On a narrow spit of land, at the confluence of two mighty rivers, lies ancient Cairo. Not the one in Africa, with pyramids and camels, rather the one along the Mississippi and Ohio Rivers, Cairo, Illinois.
Cairo has seen better days, the 1920 population of 15,000 having dropped below 3,000 souls. Once a shipping center strategically located at the two rivers, the city later developed as a rail center, consolidating its status as a bustling nexus of commerce. During this period of prosperity, merchants and shippers built themselves grand mansions and protected them with ever-increasing levees. However, as commerce increasingly hitched a ride on trucks and roadways, ever more efficient and larger bridges were constructed across the Mississippi River, by-passing Cairo. This loss of trade and a history of violent racial interactions isolated the city and like many cities in the turbulent late 1960's lead to white flight and subsequent further loss of businesses and population. Rapid economic decline soon followed and with it came its usual fearsome playmates, crime and poverty.

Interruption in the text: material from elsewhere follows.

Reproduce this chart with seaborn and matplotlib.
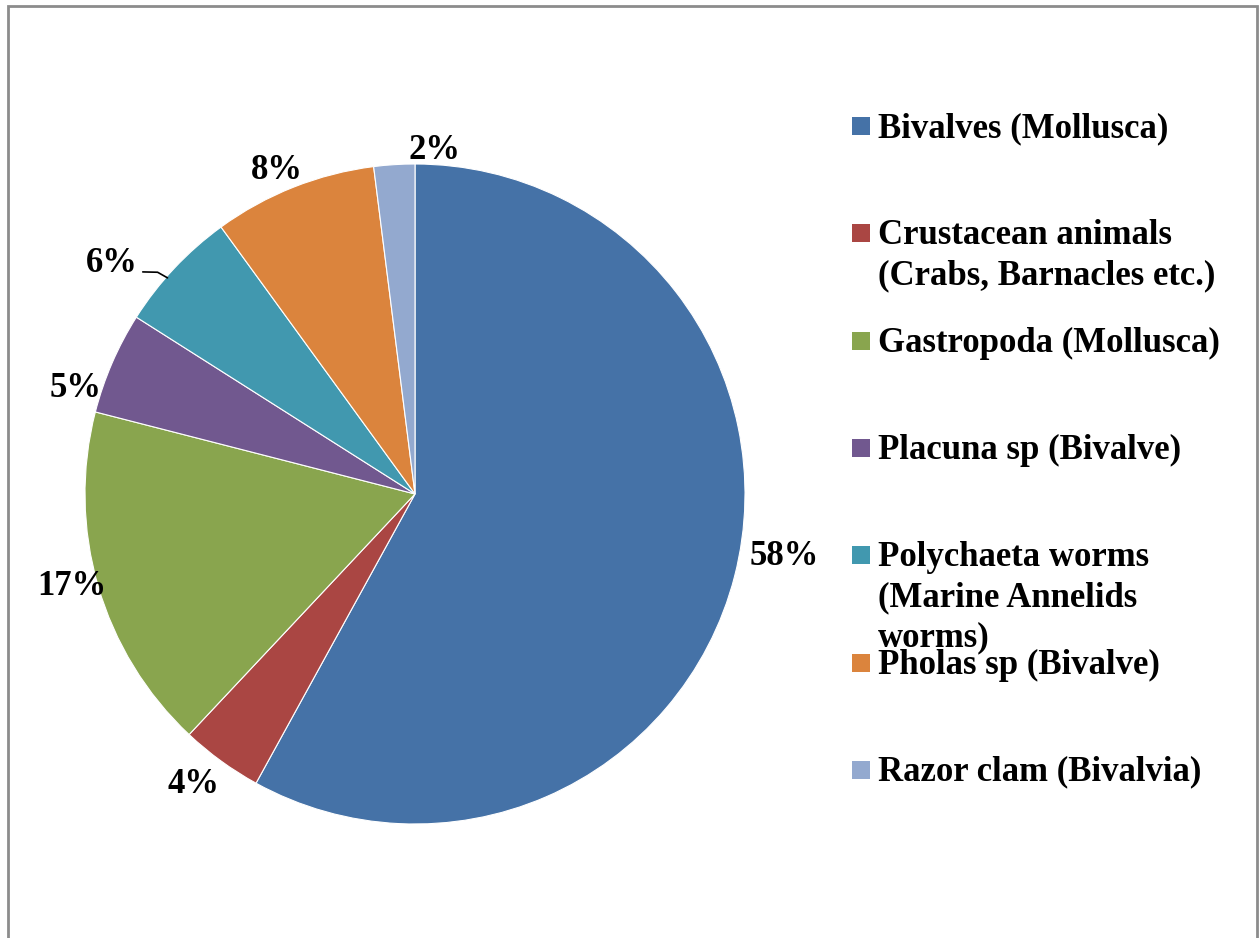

Cairo now is a shell of its past former glory and the old mansions and former Custom House still haunt the city's architecture and memory. Even when restored and blessed with careful stewards, the grand houses of the wealthy businessmen only accentuate the despair of the place. Hundreds of years after the Fall of Rome, when cattle grazed in the Forum and moldering ornate capitals and pediments lay half-buried, what did the contemporary Romans imagine of their past? Were they proud of their heritage crumbling under their feet or burdened by it, unable to synthesize their current plight with the desperate melancholy of a past long since gone. And once mighty Cairo, by-passed by technology and progress, torn apart by race intolerance and violence, has to live with the mocking edifices of past glory glaring with unapproving eyes, fully restored in body but not spirit.